Likewise, when the child of God sees his own failures, his lack of conformity to Christ, the inexcusable nature of it, and the damage that he has caused to others, a sickening sadness takes hold of him that can crush him under the weight of it unless God interevenes and shows him mercy. Witness the concern that Paul had in 2 Cor. for the repentant adulterer seeking restoration to the church. When this same saint sees the true 'hope of his calling,' the holiness to which he has both been called and enabled, he is powerfully smitten with a longing for it and a walk with God that is consistent with the call of God. He goes burdened, saddened and sorrowful until God, in His Own Good Pleasure, gives him something of what he is seeking, the Visit of the Spirit of God upon his soul to enalbe him to move out of failure into something that approaches 'the fullness of the Spirit.' His heart is overwhelmed with joy, gratitude, rejoicing and profound relief. He hav weep, shout, cast himself about in rapture or simply set to the taks of casting away from him every token of the wicked and shameful life he has led as a child of God up to this point. But, again, it is not the details of the experience that make the matter a real thing. Someone else duplicating the 'experience' without grasping the truths revealed by the Spirit of God may have a wonderful time but he will be left as empty afterward as before (and possibly spiritually damaged). It is the TRUTH grasped and held in a real way in the soul that produces lasting change.

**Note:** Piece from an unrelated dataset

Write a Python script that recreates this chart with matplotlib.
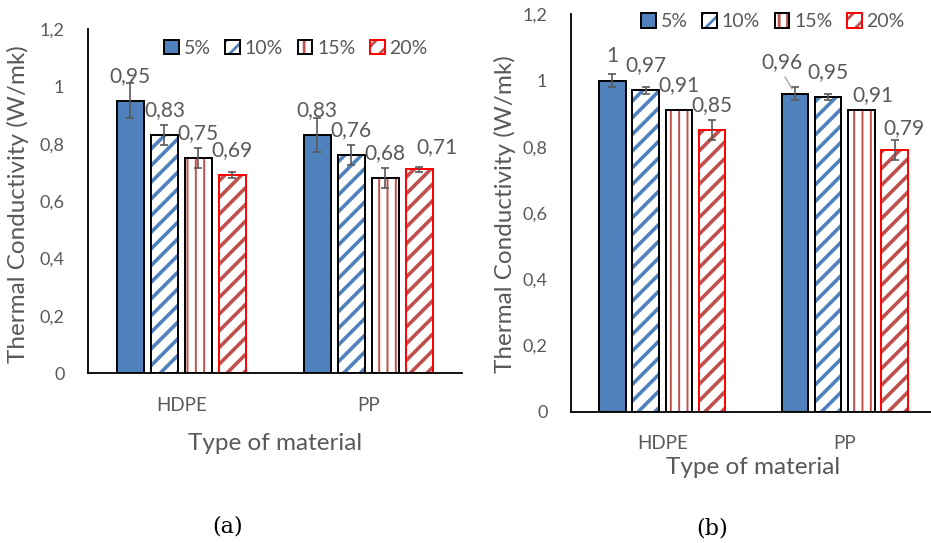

John 8:32 And ye shall know the truth, and the truth shall make you free.
John 8:36 If the Son therefore shall make you free, ye shall be free indeed.
Truth revealed to the soul by the Son (through His Spirit) changes the life, makes the person free, not experience. This certainly is a life-changing experience, but it is the Truth, Divinely Revealed, that is the essence of it.
Let us not make an idol of experience and let us not make an idol of man.